À chaque secousse, la ville perd de son effectif chrétien
L’assaut spectaculaire lancé par les forces djihadistes de l’EIIL contre Mossoul, la seconde ville du pays, a semé un vent de panique et d’effroi dans toute la plaine de Ninive qui s’étend entre les montagnes du Kurdistan, à l’est, et le désert syrien, à l’ouest.
La tactique s’avère d’une redoutable simplicité : dans la nuit du lundi 9 juin 2014, des colonnes de pick-up chargés de combattants cagoulés et battant le pavillon noir du mouvement foncent sur le centre-ville et prennent sans coup férir le siège du gouvernorat et les principaux bâtiments officiels, ne rencontrant qu’une faible résistance des forces de police ou de l’armée qui ont préféré battre en retraite.
Poussant leur avantage, les insurgés se dirigent alors vers la ville chrétienne de Qaraqosh, à 40 km plus à l’est, avant d’obliquer vers le sud, en direction de Bagdad, situé à quelque 350 km à peine. Pour échapper au chaos, des dizaines de milliers de personnes – 500 000 selon l’Organisation internationale pour les migrations, basée à Genève – se sont alors lancées sur les routes pour se placer sous la protection des peshmergas, ces combattants kurdes qui contrôlent les points de passage vers Erbil, principale ville du Kurdistan autonome.
Parmi eux, sans doute, quelque 20 000 chrétiens qui vivaient jusque-là, dans la sécurité toute relative des villes et villages leur servant de refuge depuis l’intervention américaine de 2003.
« La chute de Mossoul est un nouveau traumatisme pour cette population. À chaque secousse, la ville perd un peu plus de son effectif chrétien », souligne ainsi Mgr Georges Casmoussa, ancien évêque syro-catholique de la cité, désormais installé au Liban après avoir été enlevé et menacé de mort par les islamistes.
Avant la guerre, l’ancienne Ninive biblique, siège de quatre évêchés – syro-catholique et syro-orthodoxe, chaldéen et assyrien – comptant plus d’une trentaine d’églises et monastères, abritait environ 60 000 chrétiens sur une population totale de 1,8 million.
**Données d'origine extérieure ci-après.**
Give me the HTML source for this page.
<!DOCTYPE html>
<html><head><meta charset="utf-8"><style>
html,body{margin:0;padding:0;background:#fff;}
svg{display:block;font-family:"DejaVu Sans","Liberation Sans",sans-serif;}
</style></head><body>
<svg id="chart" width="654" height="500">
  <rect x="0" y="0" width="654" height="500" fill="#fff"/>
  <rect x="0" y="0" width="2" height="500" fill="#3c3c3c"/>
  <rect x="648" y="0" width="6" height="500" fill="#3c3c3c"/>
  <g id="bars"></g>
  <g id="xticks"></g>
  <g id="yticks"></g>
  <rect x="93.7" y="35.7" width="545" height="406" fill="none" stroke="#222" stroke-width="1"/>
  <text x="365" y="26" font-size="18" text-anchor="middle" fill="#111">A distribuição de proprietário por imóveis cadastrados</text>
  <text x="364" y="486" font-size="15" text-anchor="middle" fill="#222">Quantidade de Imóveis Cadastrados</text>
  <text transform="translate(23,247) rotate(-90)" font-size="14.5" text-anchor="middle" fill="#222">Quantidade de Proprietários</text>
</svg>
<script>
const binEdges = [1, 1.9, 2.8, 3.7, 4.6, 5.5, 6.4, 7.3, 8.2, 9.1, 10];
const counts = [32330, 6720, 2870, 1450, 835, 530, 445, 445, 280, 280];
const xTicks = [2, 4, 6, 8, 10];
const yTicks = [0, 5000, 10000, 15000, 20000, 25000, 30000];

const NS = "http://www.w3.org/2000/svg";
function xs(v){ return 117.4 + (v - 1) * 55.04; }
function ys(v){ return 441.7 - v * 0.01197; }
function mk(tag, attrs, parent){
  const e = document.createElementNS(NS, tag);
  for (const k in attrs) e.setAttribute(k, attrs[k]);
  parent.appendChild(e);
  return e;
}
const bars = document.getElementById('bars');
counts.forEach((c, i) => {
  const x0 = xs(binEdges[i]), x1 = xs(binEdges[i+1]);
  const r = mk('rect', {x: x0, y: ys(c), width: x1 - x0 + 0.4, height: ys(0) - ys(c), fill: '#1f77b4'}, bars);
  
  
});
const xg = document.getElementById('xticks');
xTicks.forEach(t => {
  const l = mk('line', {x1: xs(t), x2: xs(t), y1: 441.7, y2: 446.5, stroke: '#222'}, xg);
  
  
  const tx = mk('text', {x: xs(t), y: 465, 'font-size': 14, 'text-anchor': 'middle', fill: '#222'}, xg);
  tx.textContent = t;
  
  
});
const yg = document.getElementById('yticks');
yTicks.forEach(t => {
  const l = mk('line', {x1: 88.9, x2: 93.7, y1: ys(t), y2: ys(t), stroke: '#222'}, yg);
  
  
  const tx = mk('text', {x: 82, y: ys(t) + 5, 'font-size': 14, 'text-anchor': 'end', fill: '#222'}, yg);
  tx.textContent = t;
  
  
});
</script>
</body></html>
Un chiffre qui s’est réduit comme peau de chagrin. « À l’échelle du pays, le bilan est encore plus préoccupant. En 2003, le nombre de chrétiens irakiens avoisinait 1,5 million. Ils pourraient n’être aujourd’hui plus que 200 000.
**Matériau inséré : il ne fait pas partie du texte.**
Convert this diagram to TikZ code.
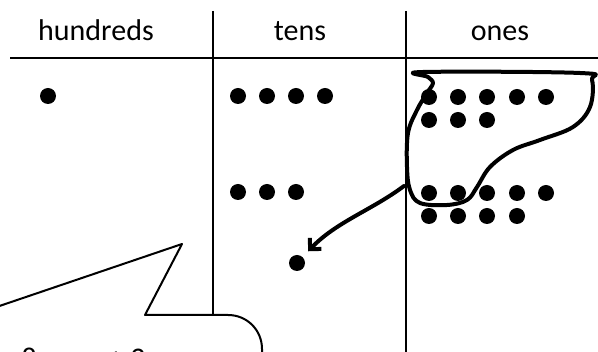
\documentclass[tikz,border=0pt]{standalone}
\usepackage{fontspec}
\setmainfont{Carlito}
\usetikzlibrary{arrows.meta}

\begin{document}
\begin{tikzpicture}[x=1pt, y=-1pt,
  rule/.style={line width=1.3pt},
  counter/.style={circle, fill, inner sep=0pt, minimum size=16pt},
  hand/.style={line width=4pt, line cap=round, line join=round},
  bubble/.style={line width=2pt, fill=white, line join=round},
  heading/.style={font=\fontsize{30}{36}\selectfont, anchor=base}]

\useasboundingbox (0,0) rectangle (598,352);
\clip (0,0) rectangle (598,352);
\fill[white] (0,0) rectangle (598,352);

% column headings
\node[heading] (hund) at (96,41) {hundreds};
\node[heading] (tens) at (300,41) {tens};
\node[heading] (ones) at (500,41) {ones};

% table lines
\draw[rule] (10,58) -- (598,58);
\draw[rule] (213,11) -- (213,330);
\draw[rule] (406,11) -- (406,352);

% counters
\node[counter] (h1) at (48,96) {};
\foreach \x [count=\i] in {238,267,296,325} \node[counter] (t\i) at (\x,96) {};
\foreach \x [count=\i] in {238,267,296} \node[counter] (s\i) at (\x,192) {};
\node[counter] (newten) at (297,263) {};
\foreach \x [count=\i] in {429,458,487,517,546} {
  \node[counter] (p\i) at (\x,97) {};
  \node[counter] (r\i) at (\x,193) {};
}
\foreach \x [count=\i] in {429,458,487} \node[counter] (q\i) at (\x,120) {};
\foreach \x [count=\i] in {429,458,487,517} \node[counter] (w\i) at (\x,216) {};

% ring round ten ones
\draw[hand] plot[smooth cycle, tension=0.6] coordinates {(423,72) (580,73) (592,80) (590,107)
  (573,127) (540,140) (513,150) (490,167) (477,187) (467,200) (447,205) (420,203)
  (410,190) (407,167) (408,133) (417,110) (427,93) (433,83) (428,77)};

% trade for one ten
\coordinate (grab) at (404,186);
\draw[hand, -{Straight Barb[length=8pt, width=16pt]}, shorten >=8pt]
  (grab) .. controls (372,210) and (336,222) .. (newten);

% speech bubble
\draw[bubble] (-30,316) -- (182,244) -- (145,315) -- (228,315)
  .. controls (247,315) and (262,330) .. (262,349) -- (262,370);
\node[heading, anchor=base west] (say) at (18,369) {8 ones + 2 ones};

\end{tikzpicture}
\end{document}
En dix ans, les violences et la pression islamiste ont réduit ces communautés à une infime minorité sans défense, dont tout le monde se contrefiche… sauf le Vatican », s’indigne Marc Fromager, directeur de Aide à l’Église en détresse.
Arrivera-t-on à éviter le scénario du pire ?
Proies faciles, les chrétiens d’Irak ne doivent, pour l’instant, leur salut qu’à leur « insignifiance » stratégique et l’exil forcé sous la protection des Kurdes, qui voient là une bonne occasion pour pousser leurs pions dans la région. Mais combien de temps durera le répit ?
Pour l’heure, au nom de l’islam sunnite, les djihadistes de l’EIIL et les tribus ralliées, poursuivent leur stratégie d’encerclement de Bagdad pour faire tomber le gouvernement chiite du Premier ministre Nouri Al Maliki.
Après les conquêtes, il y a cinq mois, de Fallouja et de Ramadi, deux grandes villes du gouvernorat d’Al Anbar, et celle, désormais acquise, de la province de Ninive, ils se sont lancés à l’assaut des régions de Tikrit et de Salaheddine, dessinant peu à peu, armes à la main, la carte du califat islamique dont ils rêvent. Un califat où, d’évidence, les chrétiens n’auront pas de place.
Un sursaut de la communauté internationale permettra-t-il d’éviter ce scénario du pire ? En attendant, il faut faire face à l’urgence, ce à quoi s’emploient les ONG, grandes ou petites, confessionnelles ou non.
Parmi elles, Fraternité en Irak, a lancé l’opération Urgence à Ninive pour soutenir les réfugiés et aider ceux qui le souhaitent à retrouver leur foyer. Son fondateur, Benoît Camurat, veut garder espoir : « Même aux heures les plus sombres, on est toujours surpris par la volonté farouche des chrétiens irakiens de vivre dans leur pays ! »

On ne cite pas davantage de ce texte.